The report explains that after the Pension Protection Act was enacted in 2006, recordkeepers experienced a boon, benefiting from offering prepackaged, proprietary TDFs with prices bundled with the plans’ administrative costs. But things have changed. Large plans are now “leading the migration” in unbundling their recordkeeper choice from their target-date selection, the report says. In the largest plans (over $1 billion in assets), the study found that the penetration of proprietary TDFs is the lowest among plans at 32%, compared to 38% in 2009. Smaller plans (under $100 million in assets), however, have less flexibility, as more than 60% still use recordkeeper TDFs.

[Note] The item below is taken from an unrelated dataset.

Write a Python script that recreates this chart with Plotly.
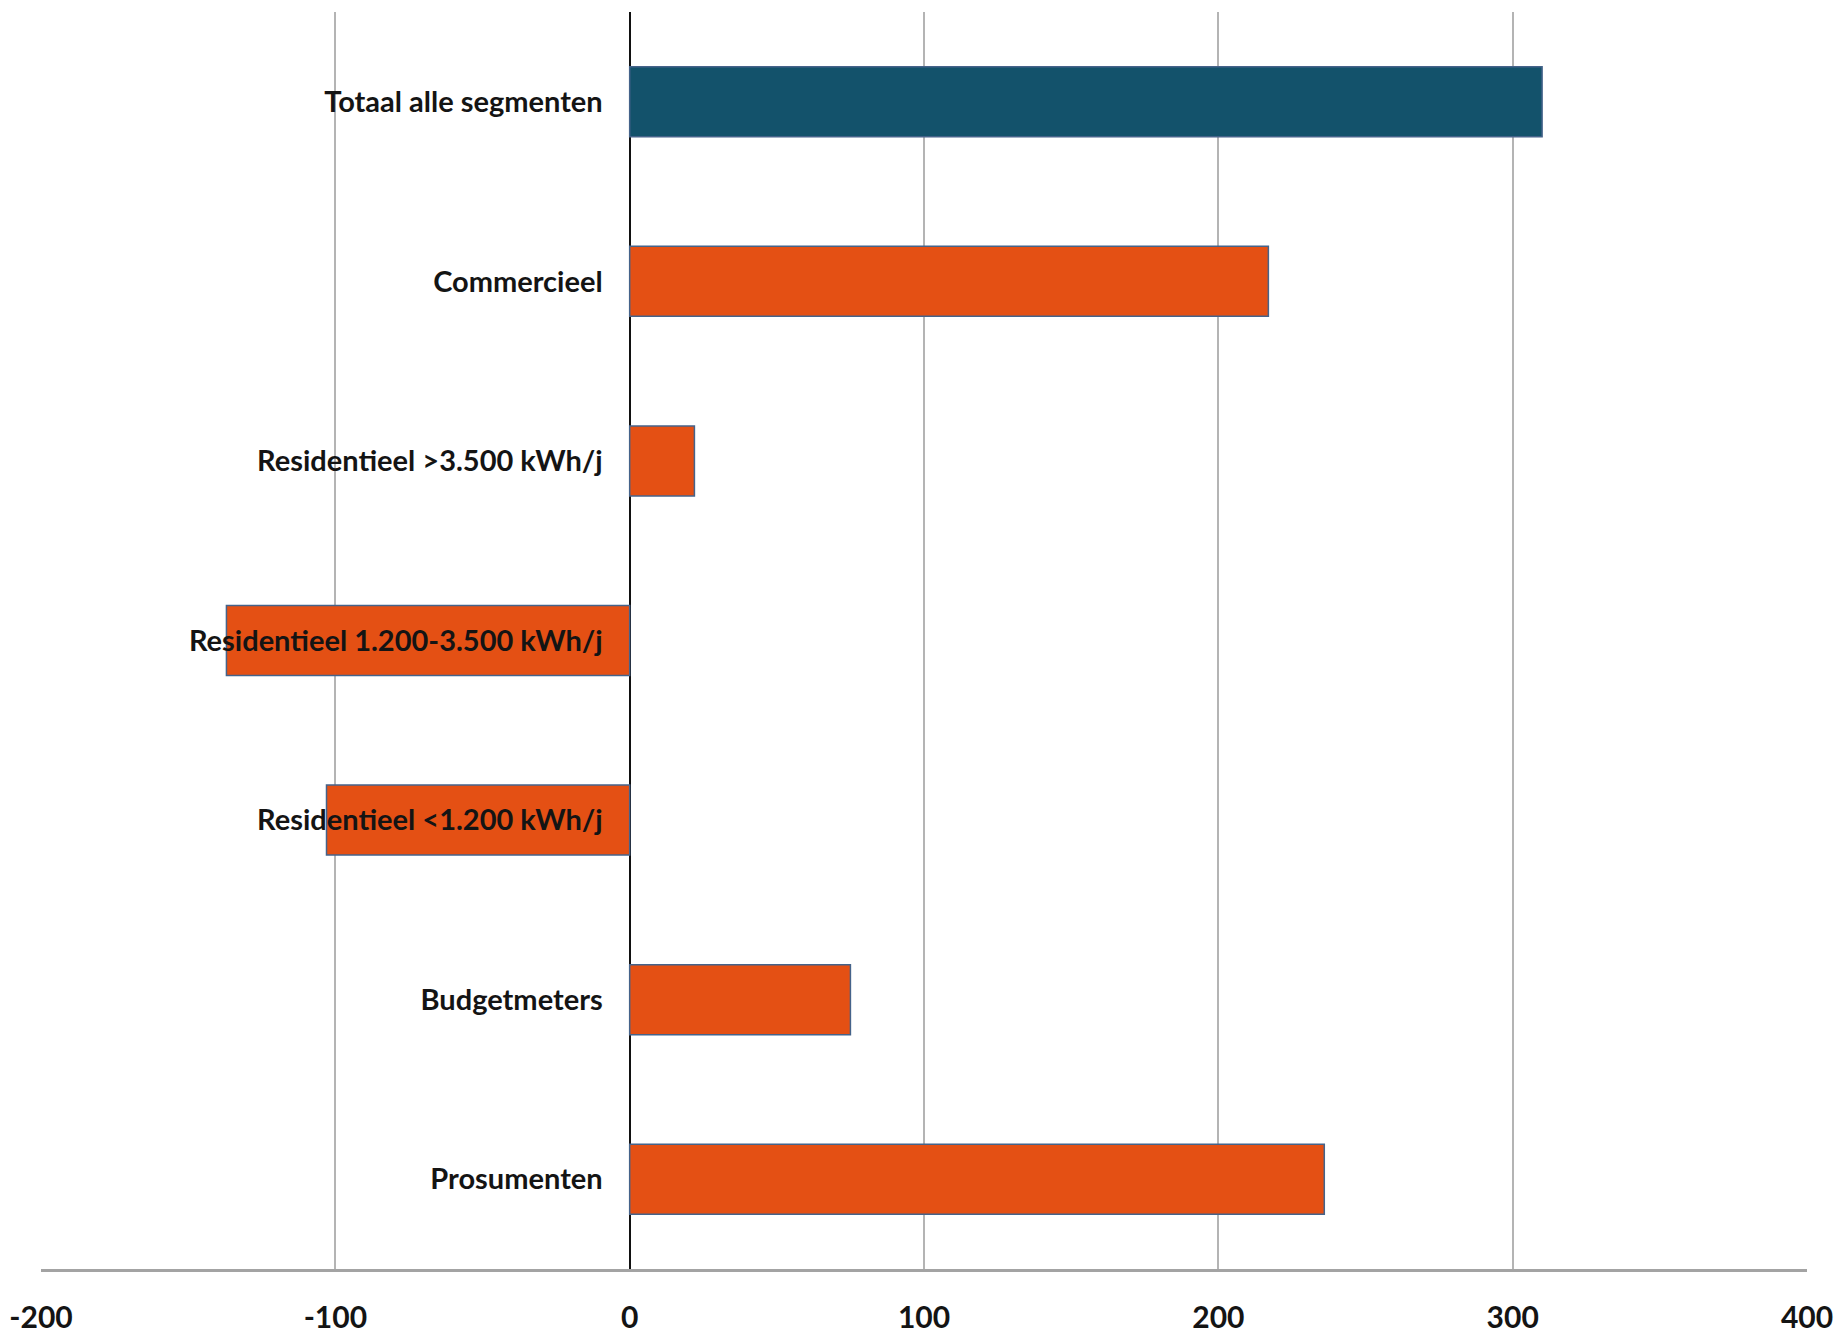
import plotly.graph_objects as go

# Segments, top to bottom
segments = [
    "Totaal alle segmenten",
    "Commercieel",
    "Residentieel >3.500 kWh/j",
    "Residentieel 1.200-3.500 kWh/j",
    "Residentieel <1.200 kWh/j",
    "Budgetmeters",
    "Prosumenten",
]
values = [310, 217, 22, -137, -103, 75, 236]
x_ticks = [-200, -100, 0, 100, 200, 300, 400]

TEAL = "#13526b"
ORANGE = "#e45014"
bar_colors = [TEAL] + [ORANGE] * (len(segments) - 1)

label_font = dict(family="Lato, Carlito, Calibri, sans-serif",
                  size=29, color="#141414", weight="bold")

fig = go.Figure(
    go.Bar(
        x=values,
        y=segments,
        orientation="h",
        width=0.39,
        marker=dict(color=bar_colors, line=dict(color="#45638a", width=1.5)),
        hoverinfo="x+y",
    )
)

fig.update_layout(
    width=1839,
    height=1336,
    margin=dict(l=41, r=32, t=12, b=67),
    paper_bgcolor="white",
    plot_bgcolor="white",
    showlegend=False,
    font=label_font,
)

fig.update_xaxes(
    range=[-200, 400],
    tickvals=x_ticks,
    ticktext=[str(v) for v in x_ticks],
    showgrid=True,
    gridcolor="#b4b4b4",
    gridwidth=2,
    zeroline=True,
    zerolinecolor="#111111",
    zerolinewidth=2,
    showline=True,
    linecolor="#a3a3a3",
    linewidth=3,
    ticks="",
    ticklabelstandoff=20,
    tickfont=dict(label_font, size=30),
    automargin=False,
)

fig.update_yaxes(
    autorange="reversed",
    anchor="free",
    position=1 / 3,
    showgrid=False,
    zeroline=False,
    showline=False,
    ticks="",
    ticklabelstandoff=27,
    tickfont=label_font,
    automargin=False,
)

fig.write_html("out.html")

The growth of the TDF market has been fast and competition is becoming a major factor, the study further notes. From 2009 to 2014, the total number of target-date providers increased by 16%, with approximately 78 firms offering more than 139 different TDF series. In addition, the number of plans using TDFs also increased by 16% and assets have grown by 229%, with significant growth in larger plans with more than $500 billion in assets.
Jennifer DeLong, Head of Defined Contribution at AB, emphasized that, “Whether DC plan sponsors, consultants or advisors decide to stick with their recordkeeper’s TDF or decouple their target-date choice from their choice for plan administration, we think it’s critical to evaluate each on its own merit.” She adds that, “The recordkeeper’s proprietary fund may very well be a good choice, but plans need to make sure they look at the full breadth of options that are available today, and document their selection process.”
Turning to Collective Investment Trusts
Meanwhile, the research further shows that some providers are turning to collective investment trusts (CITs) or other passively managed TDFs to respond to fee pressures and to try to retain proprietary market share. From 2009 to 2014, the use of CITs in TDFs nearly doubled from 29% to 55%, while target-date mutual funds saw their usage fall from 68% to 42% over the same period.
The study suggests that because CITs generally cost less than mutual funds, making them more attractive to plan sponsors, this shift could indicate a move by recordkeepers to keep their business with a plan sponsor that might want to move to another manager’s lower-cost target-date series.
The report’s data set covers 6,393 plans with $2.2 trillion in assets and 25.8 million participants in 2014. All data was gathered from Form 5500 and the attached Schedule of Assets for 401(k) plans with more than 100 participants and $1 million in assets.